Retype the whole listing verbatim and keep the pictures out of it.

* DATA LINES:
──────────

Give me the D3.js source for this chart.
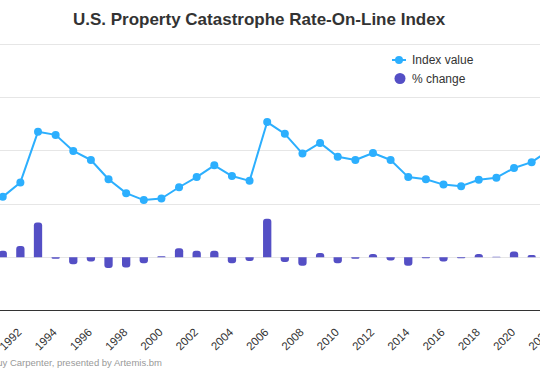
<!DOCTYPE html>
<html>
<head>
<meta charset="utf-8">
<script src="https://cdn.jsdelivr.net/npm/d3@7"></script>
<style>
  body { margin: 0; background: #fff; }
  svg { display: block; font-family: "Liberation Sans", Arial, Helvetica, sans-serif; }
</style>
</head>
<body>
<div id="chart"></div>
<script>
// Chart values (index 1990 = 100)
var years = [1990, 1991, 1992, 1993, 1994, 1995, 1996, 1997, 1998, 1999,
             2000, 2001, 2002, 2003, 2004, 2005, 2006, 2007, 2008, 2009,
             2010, 2011, 2012, 2013, 2014, 2015, 2016, 2017, 2018, 2019,
             2020, 2021, 2022];
var indexValues = [100, 113, 140, 235, 229, 199, 182, 146, 120, 107,
                   110, 131, 150, 172, 152, 143, 253, 231, 194, 214,
                   188, 182, 195, 182, 150, 146, 136, 133, 145, 149,
                   167, 178, 200];
var pctChange = [null, 12, 21, 65, -3, -13, -8, -20, -19, -11,
                 2, 17, 12, 12, -11, -7, 72, -9, -16, 8,
                 -11, -3, 6, -6, -16, -2, -8, -2, 6, 1,
                 11, 4, 12];
var tickYears = [1992, 1994, 1996, 1998, 2000, 2002, 2004, 2006, 2008, 2010,
                 2012, 2014, 2016, 2018, 2020, 2022];
var gridValues = [0, 100, 200, 300, 400];

var svgWidth = 540;
var svgHeight = 370;

var lineColor = "#2caffe";
var barColor = "#544fc5";

var svg = d3.select("#chart")
    .append("svg")
    .attr("width", svgWidth)
    .attr("height", svgHeight);

// The reference is a crop of a wider chart, so the plot runs past both edges
var xScale = d3.scaleBand()
    .domain(years)
    .range([-23.7, 558.1])
    .padding(0);

// Both series share the same vertical scale (index and % change)
var yScale = d3.scaleLinear()
    .domain([-100, 400])
    .range([310.7, 43.5]);

function xMid(year) {
    return xScale(year) + xScale.bandwidth() / 2;
}

// Gridlines
svg.append("g")
    .selectAll("line")
    .data(gridValues)
    .enter()
    .append("line")
    .attr("x1", 0)
    .attr("x2", svgWidth)
    .attr("y1", d => Math.round(yScale(d)) + 0.5)
    .attr("y2", d => Math.round(yScale(d)) + 0.5)
    .attr("stroke", "#e6e6e6")
    .attr("stroke-width", 1);

// Title
svg.append("text")
    .attr("x", 259)
    .attr("y", 25)
    .attr("text-anchor", "middle")
    .attr("font-size", "17px")
    .attr("font-weight", "bold")
    .attr("fill", "#333333")
    .text("U.S. Property Catastrophe Rate-On-Line Index");

// Bars with a rounded end away from zero
var barWidth = 8.3;
function barPath(d, i) {
    var x0 = xMid(years[i]) - barWidth / 2;
    var y0 = yScale(0);
    var y1 = yScale(d);
    var h = Math.abs(y1 - y0);
    var r = Math.min(3, h, barWidth / 2);
    var s = y1 < y0 ? 1 : -1;
    return "M" + x0 + "," + y0 +
        "L" + x0 + "," + (y1 + s * r) +
        "Q" + x0 + "," + y1 + " " + (x0 + r) + "," + y1 +
        "L" + (x0 + barWidth - r) + "," + y1 +
        "Q" + (x0 + barWidth) + "," + y1 + " " + (x0 + barWidth) + "," + (y1 + s * r) +
        "L" + (x0 + barWidth) + "," + y0 + "Z";
}

var barGroup = svg.append("g");
pctChange.forEach(function(d, i) {
    if (d === null) return;
    barGroup.append("path")
        .attr("d", barPath(d, i))
        .attr("fill", barColor);
});

// X axis line
svg.append("line")
    .attr("x1", 0)
    .attr("x2", svgWidth)
    .attr("y1", 310.5)
    .attr("y2", 310.5)
    .attr("stroke", "#333333")
    .attr("stroke-width", 1);

// Index line
var line = d3.line()
    .x((d, i) => xMid(years[i]))
    .y(d => yScale(d));

svg.append("path")
    .datum(indexValues)
    .attr("d", line)
    .attr("fill", "none")
    .attr("stroke", lineColor)
    .attr("stroke-width", 2)
    .attr("stroke-linejoin", "round");

svg.append("g")
    .selectAll("circle")
    .data(indexValues)
    .enter()
    .append("circle")
    .attr("cx", (d, i) => xMid(years[i]))
    .attr("cy", d => yScale(d))
    .attr("r", 4)
    .attr("fill", lineColor);

// X axis labels, rotated
svg.append("g")
    .selectAll("text")
    .data(tickYears)
    .enter()
    .append("text")
    .attr("transform", d => `translate(${xMid(d) + 2}, 333) rotate(-45)`)
    .attr("text-anchor", "end")
    .attr("font-size", "11.5px")
    .attr("fill", "#333333")
    .text(d => d);

// Legend
var legend = svg.append("g");
legend.append("line")
    .attr("x1", 392)
    .attr("x2", 406)
    .attr("y1", 60)
    .attr("y2", 60)
    .attr("stroke", lineColor)
    .attr("stroke-width", 2);
legend.append("circle")
    .attr("cx", 399)
    .attr("cy", 60)
    .attr("r", 4)
    .attr("fill", lineColor);
legend.append("text")
    .attr("x", 412)
    .attr("y", 64)
    .attr("font-size", "12px")
    .attr("fill", "#333333")
    .text("Index value");
legend.append("circle")
    .attr("cx", 400)
    .attr("cy", 78.5)
    .attr("r", 5.5)
    .attr("fill", barColor);
legend.append("text")
    .attr("x", 412)
    .attr("y", 82.5)
    .attr("font-size", "12px")
    .attr("fill", "#333333")
    .text("% change");

// Source text
svg.append("text")
    .attr("x", 162)
    .attr("y", 366)
    .attr("text-anchor", "end")
    .attr("font-size", "9.5px")
    .attr("fill", "#999999")
    .text("Source: Guy Carpenter, presented by Artemis.bm");
</script>
</body>
</html>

──────────

* COMPLETED TASK:
Give me the D3.js source for this chart.
<!DOCTYPE html>
<html>
<head>
<meta charset="utf-8">
<script src="https://cdn.jsdelivr.net/npm/d3@7"></script>
<style>
  body { margin: 0; background: #fff; }
  svg { display: block; font-family: "Liberation Sans", Arial, Helvetica, sans-serif; }
</style>
</head>
<body>
<div id="chart"></div>
<script>
// Chart values (index 1990 = 100)
var years = [1990, 1991, 1992, 1993, 1994, 1995, 1996, 1997, 1998, 1999,
             2000, 2001, 2002, 2003, 2004, 2005, 2006, 2007, 2008, 2009,
             2010, 2011, 2012, 2013, 2014, 2015, 2016, 2017, 2018, 2019,
             2020, 2021, 2022];
var indexValues = [100, 113, 140, 235, 229, 199, 182, 146, 120, 107,
                   110, 131, 150, 172, 152, 143, 253, 231, 194, 214,
                   188, 182, 195, 182, 150, 146, 136, 133, 145, 149,
                   167, 178, 200];
var pctChange = [null, 12, 21, 65, -3, -13, -8, -20, -19, -11,
                 2, 17, 12, 12, -11, -7, 72, -9, -16, 8,
                 -11, -3, 6, -6, -16, -2, -8, -2, 6, 1,
                 11, 4, 12];
var tickYears = [1992, 1994, 1996, 1998, 2000, 2002, 2004, 2006, 2008, 2010,
                 2012, 2014, 2016, 2018, 2020, 2022];
var gridValues = [0, 100, 200, 300, 400];

var svgWidth = 540;
var svgHeight = 370;

var lineColor = "#2caffe";
var barColor = "#544fc5";

var svg = d3.select("#chart")
    .append("svg")
    .attr("width", svgWidth)
    .attr("height", svgHeight);

// The reference is a crop of a wider chart, so the plot runs past both edges
var xScale = d3.scaleBand()
    .domain(years)
    .range([-23.7, 558.1])
    .padding(0);

// Both series share the same vertical scale (index and % change)
var yScale = d3.scaleLinear()
    .domain([-100, 400])
    .range([310.7, 43.5]);

function xMid(year) {
    return xScale(year) + xScale.bandwidth() / 2;
}

// Gridlines
svg.append("g")
    .selectAll("line")
    .data(gridValues)
    .enter()
    .append("line")
    .attr("x1", 0)
    .attr("x2", svgWidth)
    .attr("y1", d => Math.round(yScale(d)) + 0.5)
    .attr("y2", d => Math.round(yScale(d)) + 0.5)
    .attr("stroke", "#e6e6e6")
    .attr("stroke-width", 1);

// Title
svg.append("text")
    .attr("x", 259)
    .attr("y", 25)
    .attr("text-anchor", "middle")
    .attr("font-size", "17px")
    .attr("font-weight", "bold")
    .attr("fill", "#333333")
    .text("U.S. Property Catastrophe Rate-On-Line Index");

// Bars with a rounded end away from zero
var barWidth = 8.3;
function barPath(d, i) {
    var x0 = xMid(years[i]) - barWidth / 2;
    var y0 = yScale(0);
    var y1 = yScale(d);
    var h = Math.abs(y1 - y0);
    var r = Math.min(3, h, barWidth / 2);
    var s = y1 < y0 ? 1 : -1;
    return "M" + x0 + "," + y0 +
        "L" + x0 + "," + (y1 + s * r) +
        "Q" + x0 + "," + y1 + " " + (x0 + r) + "," + y1 +
        "L" + (x0 + barWidth - r) + "," + y1 +
        "Q" + (x0 + barWidth) + "," + y1 + " " + (x0 + barWidth) + "," + (y1 + s * r) +
        "L" + (x0 + barWidth) + "," + y0 + "Z";
}

var barGroup = svg.append("g");
pctChange.forEach(function(d, i) {
    if (d === null) return;
    barGroup.append("path")
        .attr("d", barPath(d, i))
        .attr("fill", barColor);
});

// X axis line
svg.append("line")
    .attr("x1", 0)
    .attr("x2", svgWidth)
    .attr("y1", 310.5)
    .attr("y2", 310.5)
    .attr("stroke", "#333333")
    .attr("stroke-width", 1);

// Index line
var line = d3.line()
    .x((d, i) => xMid(years[i]))
    .y(d => yScale(d));

svg.append("path")
    .datum(indexValues)
    .attr("d", line)
    .attr("fill", "none")
    .attr("stroke", lineColor)
    .attr("stroke-width", 2)
    .attr("stroke-linejoin", "round");

svg.append("g")
    .selectAll("circle")
    .data(indexValues)
    .enter()
    .append("circle")
    .attr("cx", (d, i) => xMid(years[i]))
    .attr("cy", d => yScale(d))
    .attr("r", 4)
    .attr("fill", lineColor);

// X axis labels, rotated
svg.append("g")
    .selectAll("text")
    .data(tickYears)
    .enter()
    .append("text")
    .attr("transform", d => `translate(${xMid(d) + 2}, 333) rotate(-45)`)
    .attr("text-anchor", "end")
    .attr("font-size", "11.5px")
    .attr("fill", "#333333")
    .text(d => d);

// Legend
var legend = svg.append("g");
legend.append("line")
    .attr("x1", 392)
    .attr("x2", 406)
    .attr("y1", 60)
    .attr("y2", 60)
    .attr("stroke", lineColor)
    .attr("stroke-width", 2);
legend.append("circle")
    .attr("cx", 399)
    .attr("cy", 60)
    .attr("r", 4)
    .attr("fill", lineColor);
legend.append("text")
    .attr("x", 412)
    .attr("y", 64)
    .attr("font-size", "12px")
    .attr("fill", "#333333")
    .text("Index value");
legend.append("circle")
    .attr("cx", 400)
    .attr("cy", 78.5)
    .attr("r", 5.5)
    .attr("fill", barColor);
legend.append("text")
    .attr("x", 412)
    .attr("y", 82.5)
    .attr("font-size", "12px")
    .attr("fill", "#333333")
    .text("% change");

// Source text
svg.append("text")
    .attr("x", 162)
    .attr("y", 366)
    .attr("text-anchor", "end")
    .attr("font-size", "9.5px")
    .attr("fill", "#999999")
    .text("Source: Guy Carpenter, presented by Artemis.bm");
</script>
</body>
</html>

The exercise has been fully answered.